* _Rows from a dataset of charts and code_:
----
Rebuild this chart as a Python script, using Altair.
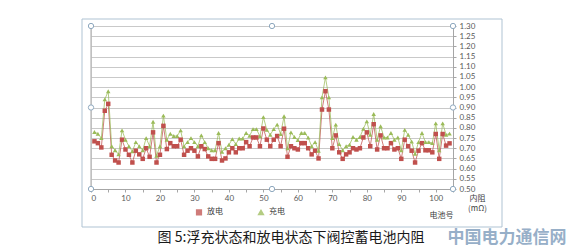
import altair as alt
import pandas as pd

# ---- data ----
battery_no = list(range(1, 105))
discharge = [
    0.734, 0.725, 0.704, 0.884, 0.918, 0.668, 0.640, 0.630, 0.742, 0.694,
    0.668, 0.630, 0.688, 0.670, 0.648, 0.700, 0.658, 0.778, 0.630, 0.668,
    0.810, 0.696, 0.725, 0.710, 0.710, 0.742, 0.668, 0.688, 0.700, 0.688,
    0.660, 0.710, 0.696, 0.660, 0.648, 0.648, 0.725, 0.640, 0.650, 0.680,
    0.700, 0.680, 0.700, 0.700, 0.730, 0.710, 0.753, 0.753, 0.710, 0.797,
    0.742, 0.710, 0.742, 0.760, 0.710, 0.796, 0.658, 0.710, 0.700, 0.694,
    0.725, 0.725, 0.700, 0.670, 0.688, 0.650, 0.890, 0.980, 0.890, 0.700,
    0.763, 0.680, 0.648, 0.670, 0.680, 0.700, 0.694, 0.700, 0.753, 0.778,
    0.710, 0.818, 0.694, 0.763, 0.700, 0.700, 0.725, 0.694, 0.700, 0.648,
    0.742, 0.710, 0.688, 0.630, 0.688, 0.725, 0.690, 0.690, 0.680, 0.770,
    0.648, 0.770, 0.713, 0.724,
]
charge = [
    0.780, 0.771, 0.750, 0.940, 0.980, 0.710, 0.690, 0.670, 0.788, 0.742,
    0.710, 0.685, 0.730, 0.710, 0.690, 0.750, 0.710, 0.830, 0.663, 0.710,
    0.860, 0.742, 0.771, 0.760, 0.760, 0.788, 0.710, 0.730, 0.750, 0.730,
    0.710, 0.763, 0.730, 0.700, 0.690, 0.690, 0.775, 0.683, 0.700, 0.717,
    0.745, 0.720, 0.748, 0.748, 0.775, 0.761, 0.794, 0.794, 0.758, 0.853,
    0.790, 0.766, 0.794, 0.816, 0.770, 0.857, 0.700, 0.778, 0.755, 0.740,
    0.775, 0.775, 0.752, 0.710, 0.730, 0.688, 0.950, 1.048, 0.950, 0.750,
    0.816, 0.720, 0.690, 0.710, 0.717, 0.755, 0.742, 0.755, 0.796, 0.832,
    0.766, 0.868, 0.742, 0.808, 0.753, 0.753, 0.775, 0.742, 0.753, 0.690,
    0.790, 0.766, 0.733, 0.673, 0.730, 0.775, 0.730, 0.730, 0.725, 0.822,
    0.690, 0.822, 0.766, 0.772,
]
series_names = ["放电", "充电"]
x_ticks = [0, 5, 10, 15, 20, 25, 30, 35, 40, 45, 50, 55, 60, 65, 70, 75, 80, 85, 90, 95, 100, 105]
y_ticks = [0.50, 0.55, 0.60, 0.65, 0.70, 0.75, 0.80, 0.85, 0.90, 0.95, 1.00,
           1.05, 1.10, 1.15, 1.20, 1.25, 1.30]
caption = "图 5:浮充状态和放电状态下阀控蓄电池内阻"
watermark = "中国电力通信网"

rows = []
for n, d, c in zip(battery_no, discharge, charge):
    rows.append({"no": n, "series": series_names[0], "r": d})
    rows.append({"no": n, "series": series_names[1], "r": c})
df = pd.DataFrame(rows)

W, H = 362, 163
COLORS = ["#C0504D", "#9BBB59"]
AXIS_GREY = "#A6A6A6"
LABEL_FONT = "Lato"
CJK = "Noto Sans CJK SC"

x_enc = alt.X(
    "no:Q",
    scale=alt.Scale(domain=[0, 105], nice=False, zero=False),
    axis=alt.Axis(
        values=x_ticks, format="d", title="电池号",
        titleFont=CJK, titleFontSize=8, titleFontWeight="normal", titleColor="#404040",
        titleAnchor="start", titleAlign="center", titleBaseline="middle",
        titleX=350, titleY=26,
        labelFont=LABEL_FONT, labelFontSize=8, labelColor="#595959", labelPadding=2,
        domainColor=AXIS_GREY, tickColor=AXIS_GREY, tickSize=3, grid=False,
    ),
)
y_enc = alt.Y(
    "r:Q",
    scale=alt.Scale(domain=[0.5, 1.3], nice=False, zero=False),
    axis=alt.Axis(
        orient="right", values=y_ticks, format=".2f",
        title=["内阻", "(mΩ)"], titleAngle=0,
        titleFont=CJK, titleFontSize=8, titleFontWeight="normal", titleColor="#404040",
        titleAlign="center", titleBaseline="middle", titleLineHeight=10,
        titleX=24, titleY=172,
        labelFont=LABEL_FONT, labelFontSize=8, labelColor="#595959", labelPadding=3,
        domainColor=AXIS_GREY, tickColor=AXIS_GREY, tickSize=3,
        grid=True, gridColor="#C9C9C9", gridWidth=1,
    ),
)
color_scale = alt.Scale(domain=series_names, range=COLORS)
shape_scale = alt.Scale(domain=series_names, range=["square", "triangle-up"])
leg = alt.Legend(
    title=None, orient="none", direction="horizontal", legendX=104, legendY=182,
    labelFont=CJK, labelFontSize=8, labelColor="#404040", symbolSize=22,
    columnPadding=32, labelOffset=4,
)

base = alt.Chart(df)
lines = base.mark_line(strokeWidth=1, opacity=0.75).encode(
    x=x_enc, y=y_enc,
    color=alt.Color("series:N", scale=color_scale, legend=leg),
    detail="series:N",
)
points = base.mark_point(filled=True, size=20, opacity=1).encode(
    x=x_enc, y=y_enc,
    color=alt.Color("series:N", scale=color_scale, legend=leg),
    shape=alt.Shape("series:N", scale=shape_scale, legend=leg),
)

one = pd.DataFrame({"k": [0]})

left_line = alt.Chart(one).mark_rule(color=AXIS_GREY, strokeWidth=1).encode(
    x=alt.value(0), y=alt.value(0), y2=alt.value(H)
)
frame = alt.Chart(one).mark_rect(fill=None, stroke="#AFC3D3", strokeWidth=1).encode(
    x=alt.value(-9), x2=alt.value(411), y=alt.value(-7), y2=alt.value(201)
)

handle_layers = []
for hx, hy in [(0, 0), (0, H / 2), (0, H), (W / 2, 0), (W / 2, H), (W, 0), (W, H / 2), (W, H)]:
    handle_layers.append(
        alt.Chart(one).mark_point(shape="circle", size=28, filled=False, fill="white",
                                  stroke="#8FA9BF", strokeWidth=1, opacity=1).encode(
            x=alt.value(hx), y=alt.value(hy)
        )
    )

cap = alt.Chart(one).mark_text(
    text=caption, font=CJK, fontSize=14, color="#1A1A1A", align="center", baseline="middle"
).encode(x=alt.value(200), y=alt.value(212))
wm = alt.Chart(one).mark_text(
    text=watermark, font=CJK, fontSize=17, fontWeight="bold", color="#97AFC8",
    align="center", baseline="middle"
).encode(x=alt.value(416), y=alt.value(212))

chart = alt.layer(frame, left_line, lines, points, *handle_layers, cap, wm).properties(
    width=W, height=H,
    autosize=alt.AutoSizeParams(type="none"),
    padding={"left": 91, "top": 26, "right": 578 - 91 - W, "bottom": 249 - 26 - H},
).configure_view(stroke=None).configure(background="white")

chart.save("out.html", embed_options={"renderer": "svg", "actions": False})
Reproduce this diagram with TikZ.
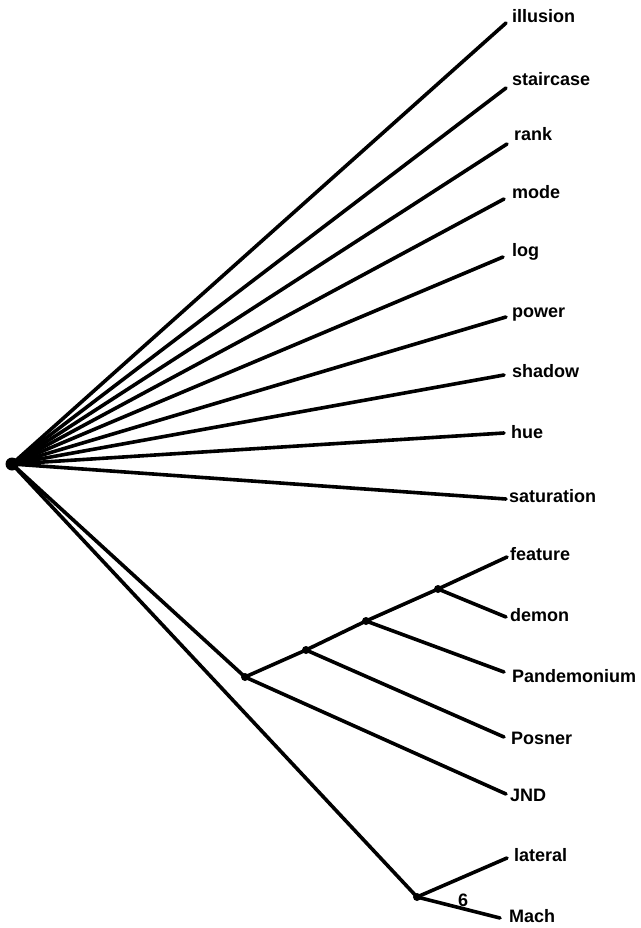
\documentclass[tikz,border=0pt]{standalone}
\usepackage{fontspec}
\setmainfont{Liberation Sans}
\begin{document}
\begin{tikzpicture}[x=1pt,y=-1pt,
  edge/.style={line width=3.6pt, line cap=round},
  lbl/.style={anchor=west, inner sep=0pt, font=\fontsize{18}{18}\selectfont\bfseries},
  dot/.style={circle, fill=black, inner sep=0pt, minimum size=#1}]
\useasboundingbox (0,0) rectangle (640,928);
\node[dot=13pt] (root) at (12,464) {};
\node[dot=8pt] (n1) at (245,677) {};
\node[dot=8pt] (n2) at (306,650) {};
\node[dot=8pt] (n3) at (366,621) {};
\node[dot=8pt] (n4) at (438,589) {};
\node[dot=8pt] (nm) at (417,897) {};
% leaf endpoints
\coordinate (eillusion) at (506,23);
\coordinate (estaircase) at (506,88);
\coordinate (erank) at (507,144);
\coordinate (emode) at (504,199);
\coordinate (elog) at (503,257);
\coordinate (epower) at (506,317);
\coordinate (eshadow) at (504,375);
\coordinate (ehue) at (504,433);
\coordinate (esaturation) at (506,499);
\coordinate (efeature) at (507,557);
\coordinate (edemon) at (506,617);
\coordinate (epandemonium) at (504,672);
\coordinate (eposner) at (504,737);
\coordinate (ejnd) at (506,794);
\coordinate (elateral) at (507,858);
\coordinate (emach) at (500,918);
% labels
\node[lbl] (tillusion) at (512,16) {illusion};
\node[lbl] (tstaircase) at (512,79) {staircase};
\node[lbl] (trank) at (514,134) {rank};
\node[lbl] (tmode) at (512,192) {mode};
\node[lbl] (tlog) at (512,252) {log};
\node[lbl] (tpower) at (512,315) {power};
\node[lbl] (tshadow) at (512,371) {shadow};
\node[lbl] (thue) at (511,432) {hue};
\node[lbl] (tsaturation) at (509,496) {saturation};
\node[lbl] (tfeature) at (510,554) {feature};
\node[lbl] (tdemon) at (510,615) {demon};
\node[lbl] (tpandemonium) at (512,676) {Pandemonium};
\node[lbl] (tposner) at (511,738) {Posner};
\node[lbl] (tjnd) at (510,795) {JND};
\node[lbl] (tlateral) at (514,855) {lateral};
\node[lbl] (tmach) at (509,916) {Mach};
\node[font=\fontsize{18}{18}\selectfont\bfseries] (six) at (463,900) {6};
% edges
\foreach \e in {illusion,staircase,rank,mode,log,power,shadow,hue,saturation}
  \draw[edge] (root.center) -- (e\e);
\draw[edge] (root.center) -- (n1.center);
\draw[edge] (root.center) -- (nm.center);
\draw[edge] (n1.center) -- (n2.center) -- (n3.center) -- (n4.center) -- (efeature);
\draw[edge] (n4.center) -- (edemon);
\draw[edge] (n3.center) -- (epandemonium);
\draw[edge] (n2.center) -- (eposner);
\draw[edge] (n1.center) -- (ejnd);
\draw[edge] (nm.center) -- (elateral);
\draw[edge] (nm.center) -- (emach);
\end{tikzpicture}
\end{document}
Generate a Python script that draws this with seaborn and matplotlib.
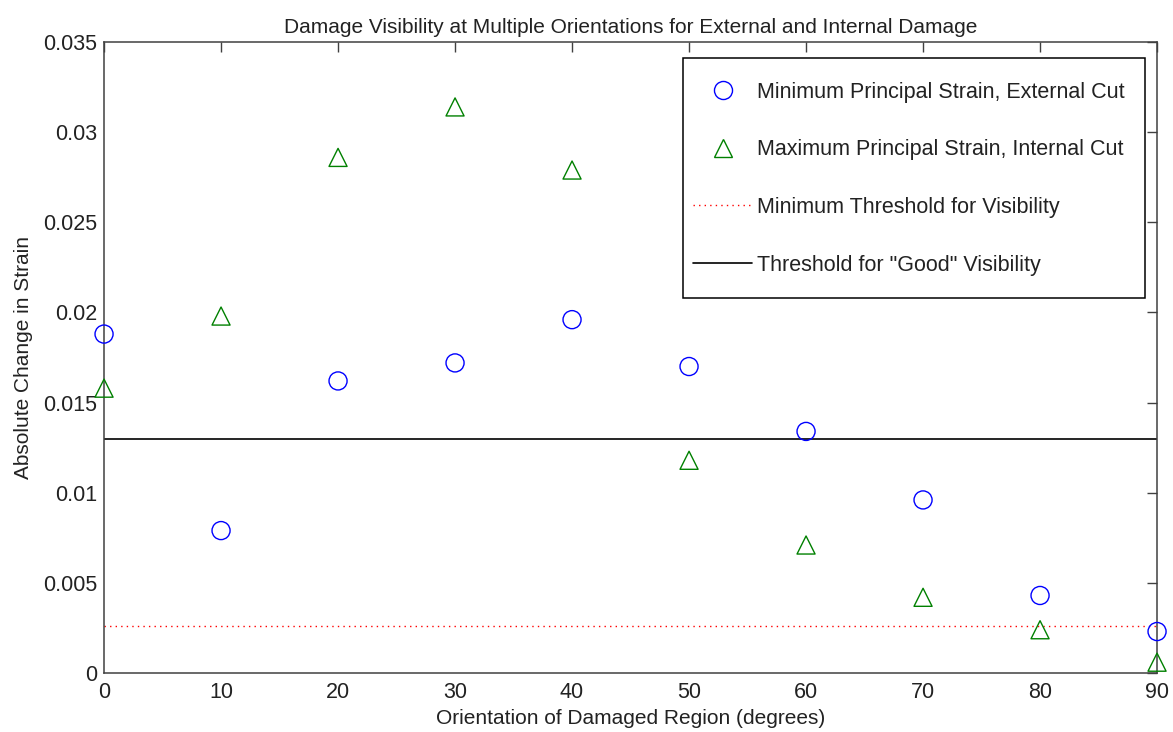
----
* _Exercise instructions_:
Reproduce, word for word, every line from the start of the records down to and including the line with "import pandas as pd"; skip the pictures.

* _Response for this exercise_:
Rebuild this chart as a Python script, using Altair.
import altair as alt
import pandas as pd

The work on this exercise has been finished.